A degree of cultural and political autonomy was guaranteed by the Russian
government.  The Finns were granted their own postal service, and paper money
was allowed starting in 1860, but the political promises were not kept.  In a sop to
rising nationalist sentiments a Finnish diet was allowed to meet in 1863 during the
reign of the reformist Tsar Alexander II.  One of the outcomes was the
introduction of Finnish coinage.

This first issue of 1864 consisted of 1 penni, 50 penni, and markka.  These
coins are highly desirable in Finland, so they hardly ever turn up here.  The
silvers at SCWC prices would be a bargain.  The 1864 penni is the copper key,
and is basically never offered.  Starting in 1865 the complete denomination set of
penni through 2 markkaa was released.  There is demand for this year too, since
these are the earliest coins most people can afford, but all can be found.
"A-II" penni coins tend to be a bit hard to come by.  5 and 10 penni can be
found with the exception of the 1875 10p, but the average grade is VG.
Uncirculated "A-II" coppers are rare, but I suspect only Finnish fanatics would pay
the SCWC quotes, and if gems exist of the series I suspect they must be over

The silver series of Alexander II contains both common and unavailable
coins.  The ones which have turned up most often for me have been the 1
markka of 1865 and '66, 50p 1872, and 25p 1872 and '75.  Uncirculated
specimens are scarce or rare.  Gold was issued late in the reign, dates in the
1870s being quite a bit scarcer than later issues, and again, they turn up rarely or
never in uncirculated.  10 markkaa coins are at least three times as scarce as the
20m pieces.


If "A-III" pennis are considerably more common than "A-IIs" the 5 and 10p
are correspondingly scarcer.  For me the common pieces have been the 1p 1883,
'92, and 94.  These 1p coins start to show up in choice XF, but uncirculated
specimens remain rare, even for the later dates.  The 5p and 10p, needed for
type sets, are rather elusive.  25p coins of this Alexander are dated 1889, '90, '91,
and '94.  All are common.  In 50p only the 1890 is common. the rest are a bit hard
to find.  1 markka coins dated 1890, '92, and '93, despite their low SCWC
valuations, are scarce, and there are no 2 markkaa coins for this reign.  Gold is


Virtually all of the "H-II" coppers can be found, with later dates frequently
turning up in AU or better, though only 1915, '16, and '17 are common in
uncirculated.  From 1909 on the 1p and 5p coins will occasionally be available in
small wholesale lots, but not the 10p.  Since 10p are the copper flagships there is
more collector pressure, so they never turn up in quantity and high grades are
noticeably scarcer than for the 1p and 5p.

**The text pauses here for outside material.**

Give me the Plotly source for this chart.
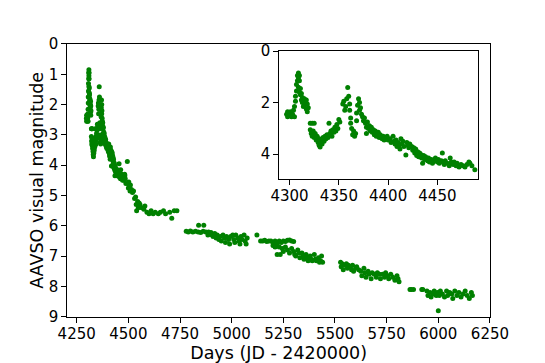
import plotly.graph_objects as go

# AAVSO visual estimates, days = JD - 2420000
# first outburst and the two peaks (these are also shown in the inset)
peak_days = [4297, 4298, 4298, 4300, 4301, 4302, 4303, 4304, 4305, 4305,
             4306, 4306, 4307, 4307, 4308, 4308, 4309, 4309, 4310, 4310,
             4309, 4310, 4311, 4311, 4312, 4312, 4313, 4313, 4314, 4315,
             4315, 4316, 4317, 4317, 4318, 4318, 4319]
peak_mag = [2.45, 2.35, 2.55, 2.5, 2.35, 2.55, 2.45, 2.3, 2.55, 2.15,
            1.95, 1.75, 1.55, 1.3, 1.15, 0.95, 0.85, 1.05, 0.95, 1.15,
            1.4, 1.6, 1.45, 1.7, 1.9, 1.65, 2.0, 1.8, 2.15, 1.85,
            2.1, 2.0, 2.25, 1.9, 2.05, 2.35, 2.2]

dip_days = [4321, 4323, 4325, 4321, 4322, 4323, 4324, 4325, 4326, 4327,
            4328, 4329, 4330, 4330, 4331, 4332, 4332, 4333, 4334, 4335,
            4336, 4337, 4338, 4339, 4340, 4341, 4342, 4343, 4344, 4345,
            4346, 4347, 4348, 4349, 4350, 4351]
dip_mag = [2.8, 2.8, 2.8, 3.05, 3.2, 3.3, 3.1, 3.35, 3.2, 3.45,
           3.3, 3.55, 3.4, 3.65, 3.72, 3.55, 3.45, 3.6, 3.35, 3.5,
           3.3, 3.4, 3.25, 3.35, 2.8, 3.2, 3.1, 3.3, 3.05, 3.15,
           2.95, 3.1, 2.85, 3.0, 2.65, 2.75]

second_days = [4354, 4355, 4356, 4357, 4358, 4359, 4360, 4361, 4361, 4362,
               4362, 4363, 4364, 4365, 4366, 4367, 4368, 4368, 4369, 4370,
               4371, 4371, 4372, 4373]
second_mag = [2.05, 1.95, 2.3, 2.15, 1.85, 1.41, 1.75, 2.05, 2.3, 2.6,
              2.8, 3.0, 3.25, 3.1, 3.3, 3.2, 2.7, 2.4, 2.1, 1.85,
              2.0, 2.3, 2.2, 2.45]

decline_days = [4374, 4375, 4376, 4377, 4378, 4378, 4379, 4380, 4381, 4382,
                4383, 4384, 4385, 4386, 4387, 4388, 4389, 4390, 4391, 4392,
                4394, 4395, 4396, 4398, 4399, 4400, 4402, 4403, 4405, 4406,
                4407, 4408, 4409, 4410, 4411, 4412, 4413, 4414, 4415, 4416,
                4418, 4419, 4420, 4421, 4422, 4424, 4425, 4426, 4427, 4428,
                4429, 4430, 4431, 4432, 4433, 4434, 4435, 4436, 4437, 4438,
                4440, 4441, 4442, 4444, 4445, 4447, 4448, 4450, 4451, 4452,
                4454, 4455, 4456, 4457, 4458, 4460, 4462, 4463, 4464, 4466,
                4467, 4469, 4470, 4472, 4474, 4476, 4478, 4480, 4482, 4483,
                4485, 4488]
decline_mag = [2.55, 2.7, 2.6, 2.8, 2.95, 3.2, 2.75, 3.0, 2.9, 3.1,
               2.95, 3.15, 3.05, 3.25, 3.1, 3.3, 3.2, 3.15, 3.35, 3.25,
               3.4, 3.3, 3.45, 3.35, 3.3, 3.45, 3.4, 3.55, 3.3, 3.5,
               3.6, 3.45, 3.7, 3.55, 3.65, 3.8, 3.4, 3.6, 3.5, 3.7,
               4.03, 3.55, 3.65, 3.75, 3.6, 3.7, 3.85, 3.75, 3.95, 3.8,
               4.05, 3.9, 4.1, 3.95, 4.0, 4.15, 4.35, 4.05, 4.2, 4.1,
               4.25, 4.15, 4.3, 4.2, 4.35, 4.25, 4.15, 4.3, 4.2, 4.35,
               4.25, 3.95, 4.3, 4.4, 4.25, 4.35, 4.45, 4.15, 4.3, 4.4,
               4.3, 4.45, 4.35, 4.5, 4.4, 4.45, 4.5, 4.4, 4.3, 4.35,
               4.45, 4.6]

# later, slow fading (main panel only)
fade_days = [4495, 4498, 4500, 4502, 4505, 4508, 4510, 4515, 4520, 4525,
             4530, 4535, 4538, 4540, 4545, 4548, 4552, 4556, 4565, 4575,
             4580, 4590, 4600, 4610, 4620, 4630, 4645, 4655, 4670, 4680,
             4700, 4710, 4722, 4735]
fade_mag = [3.88, 4.6, 4.75, 4.55, 4.7, 4.85, 4.65, 4.8, 4.9, 4.85,
            5.1, 5.05, 5.3, 5.5, 5.2, 5.4, 5.25, 5.3, 5.4, 5.45,
            5.35, 5.55, 5.6, 5.5, 5.6, 5.55, 5.6, 5.55, 5.5, 5.6,
            5.55, 5.75, 5.5, 5.5]

s1_days = [4780, 4790, 4800, 4812, 4825, 4838, 4850, 4862, 4875, 4888,
           4900, 4840, 4865, 4885, 4895, 4905, 4910, 4918, 4925, 4930,
           4938, 4945, 4950, 4958, 4965, 4970, 4975, 4985, 4990, 4995,
           5005, 5010, 5015, 5020, 5030, 5035, 5040, 5045, 5050, 5060,
           5065, 5070, 5075]
s1_mag = [6.18, 6.2, 6.17, 6.2, 6.18, 6.2, 6.22, 6.18, 6.2, 6.2,
          6.22, 5.98, 5.98, 6.3, 6.25, 6.3, 6.35, 6.25, 6.4, 6.3,
          6.45, 6.35, 6.5, 6.3, 6.4, 6.55, 6.35, 6.45, 6.6, 6.35,
          6.3, 6.45, 6.55, 6.3, 6.4, 6.5, 6.6, 6.35, 6.45, 6.3,
          6.5, 6.6, 6.4]

s2_days = [5122, 5140, 5150, 5160, 5170, 5180, 5190, 5200, 5210, 5220,
           5230, 5240, 5250, 5260, 5270, 5280, 5290, 5300, 5200, 5210,
           5220, 5230, 5235, 5245, 5250, 5260, 5270, 5280, 5290, 5300,
           5305, 5310, 5320, 5325, 5330, 5340, 5345, 5350, 5360, 5365,
           5370, 5380, 5385, 5390, 5400, 5405, 5410, 5420, 5425, 5430,
           5435, 5440]
s2_mag = [6.3, 6.5, 6.5, 6.48, 6.52, 6.5, 6.5, 6.55, 6.5, 6.6,
          6.5, 6.55, 6.5, 6.52, 6.48, 6.47, 6.5, 6.52, 6.65, 6.7,
          6.95, 6.7, 6.95, 6.75, 6.85, 6.7, 6.8, 6.9, 6.75, 6.85,
          6.95, 7.0, 6.8, 6.9, 7.05, 6.9, 7.0, 7.1, 6.95, 7.05,
          7.15, 7.0, 7.1, 7.15, 6.95, 7.1, 7.15, 7.05, 7.2, 7.15,
          7.0, 7.2]

s3_days = [5527, 5530, 5535, 5540, 5548, 5555, 5560, 5565, 5575, 5580,
           5585, 5590, 5600, 5605, 5615, 5625, 5630, 5640, 5645, 5650,
           5660, 5665, 5675, 5680, 5690, 5700, 5705, 5715, 5720, 5730,
           5740, 5745, 5755, 5760, 5770, 5780, 5790, 5800, 5805, 5810]
s3_mag = [7.2, 7.35, 7.25, 7.45, 7.3, 7.25, 7.4, 7.3, 7.35, 7.45,
          7.3, 7.5, 7.4, 7.35, 7.45, 7.5, 7.65, 7.4, 7.55, 7.7,
          7.5, 7.6, 7.75, 7.55, 7.6, 7.7, 7.55, 7.6, 7.75, 7.6,
          7.7, 7.55, 7.65, 7.75, 7.6, 7.7, 7.8, 7.65, 7.75, 7.85]

s4_days = [5863, 5870, 5880, 5920, 5925, 5945, 5950, 5960, 5965, 5975,
           5980, 5990, 5995, 6000, 6005, 6010, 6020, 6030, 6040, 6045,
           6055, 6065, 6070, 6080, 6090, 6100, 6110, 6120, 6130, 6140,
           6150, 6160, 6165]
s4_mag = [8.1, 8.1, 8.1, 8.1, 8.1, 8.15, 8.3, 8.2, 8.35, 8.25,
          8.15, 8.3, 8.2, 8.8, 8.3, 8.15, 8.25, 8.35, 8.15, 8.3,
          8.2, 8.25, 8.4, 8.15, 8.3, 8.2, 8.35, 8.25, 8.15, 8.3,
          8.4, 8.2, 8.3]

days = (peak_days + dip_days + second_days + decline_days + fade_days
        + s1_days + s2_days + s3_days + s4_days)
mags = (peak_mag + dip_mag + second_mag + decline_mag + fade_mag
        + s1_mag + s2_mag + s3_mag + s4_mag)

main_ticks = [4250, 4500, 4750, 5000, 5250, 5500, 5750, 6000, 6250]
inset_ticks = [4300, 4350, 4400, 4450]

FONT = "DejaVu Sans"
GREEN = "#008000"

fig = go.Figure()
fig.add_trace(go.Scatter(x=days, y=mags, mode="markers",
                         marker=dict(color=GREEN, size=5, line_width=0),
                         xaxis="x", yaxis="y"))
fig.add_trace(go.Scatter(x=days, y=mags, mode="markers",
                         marker=dict(color=GREEN, size=5, line_width=0),
                         xaxis="x2", yaxis="y2"))

axis_style = dict(showline=True, mirror=True, linecolor="black", linewidth=1,
                  ticks="outside", ticklen=5, tickcolor="black", tickwidth=1,
                  showgrid=False, zeroline=False, automargin=False,
                  tickfont=dict(family=FONT, size=15, color="black"))

fig.update_layout(
    width=545, height=363,
    margin=dict(l=0, r=0, t=0, b=0),
    paper_bgcolor="white", plot_bgcolor="white",
    showlegend=False,
    xaxis=dict(domain=[0.1235, 0.899], range=[4204.5, 6250],
               tickvals=main_ticks, anchor="y", ticklabelstandoff=-2,
               title=dict(text="Days (JD - 2420000)", standoff=6,
                          font=dict(family=FONT, size=17.5, color="black")),
               **axis_style),
    yaxis=dict(domain=[0.1275, 0.8788], range=[9, 0], dtick=1, anchor="x",
               title=dict(text="AAVSO visual magnitude", standoff=0,
                          font=dict(family=FONT, size=17.5, color="black")),
               **axis_style),
    xaxis2=dict(domain=[0.5125, 0.8776], range=[4289.6, 4491.5],
                tickvals=inset_ticks, anchor="y2", ticklabelstandoff=-2,
                **axis_style),
    yaxis2=dict(domain=[0.5069, 0.8595], range=[4.96, 0], tickvals=[0, 2, 4],
                anchor="x2", **axis_style),
)

# the page body has a default 8px margin; drop it so the figure sits at 0,0
fig.write_html("out.html", config={"displayModeBar": False},
               post_script="document.body.style.margin = '0px';")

All of Nicholas' silver dates are available, but only the 1915, '16, and '17
coins are common in uncirculated, and these really are common, the 25 and 50p
showing up over and over, occasionally in quantity.  The 1908 2 markkaa is also
common, and the only date of that denomination which is even somewhat easy to
find in uncirculated.
Nicholas' gold, while commoner than that of his predecessors, remains scarce.


The reforms of Alexander II were cut short with his assassination in 1881.
The reign of Alexander III, to whom "progress" was a dirty word, was
characterized by neglect and retrenchment.  Nicholas began a policy of active
oppression with the intention of "Russianizing" the region, beginning with a
decree that Finns, formerly exempt, would henceforth serve in the Russian army.
The Finnish senate, hitherto a rubber stamp organization, refused to approve,
and the Russian commander in Finland declared martial law in 1904.  The
commander was promptly assassinated and a rebellion ensued, neatly coinciding
with the defeat of Russia by Japan in that little war they had in 1904 and the
revolution in Russia the following year.

The imperial government pretended to give a little and mostly sat tight, and
by the turn of the century it had regained the upper hand.  Nicholas resumed his
Russianization policies again, and martial law was once more imposed in Finland.
Economic development was forced in the years before World War I, with much of
both product and profit going to Russia.  The populace was discontented.  With
the start of the war large numbers of undisciplined Russian troops were quartered
in Finland, increasing tension.

With the abolition of the monarchy in 1917 the military government was
lifted in Finland, but the Finnish Diet went ahead and declared independence.
This move was rejected by provisional government in Russia.
During this early part of 1917 the Kerensky coins were issued.  All of these
coins are common in uncirculated, especially the silvers.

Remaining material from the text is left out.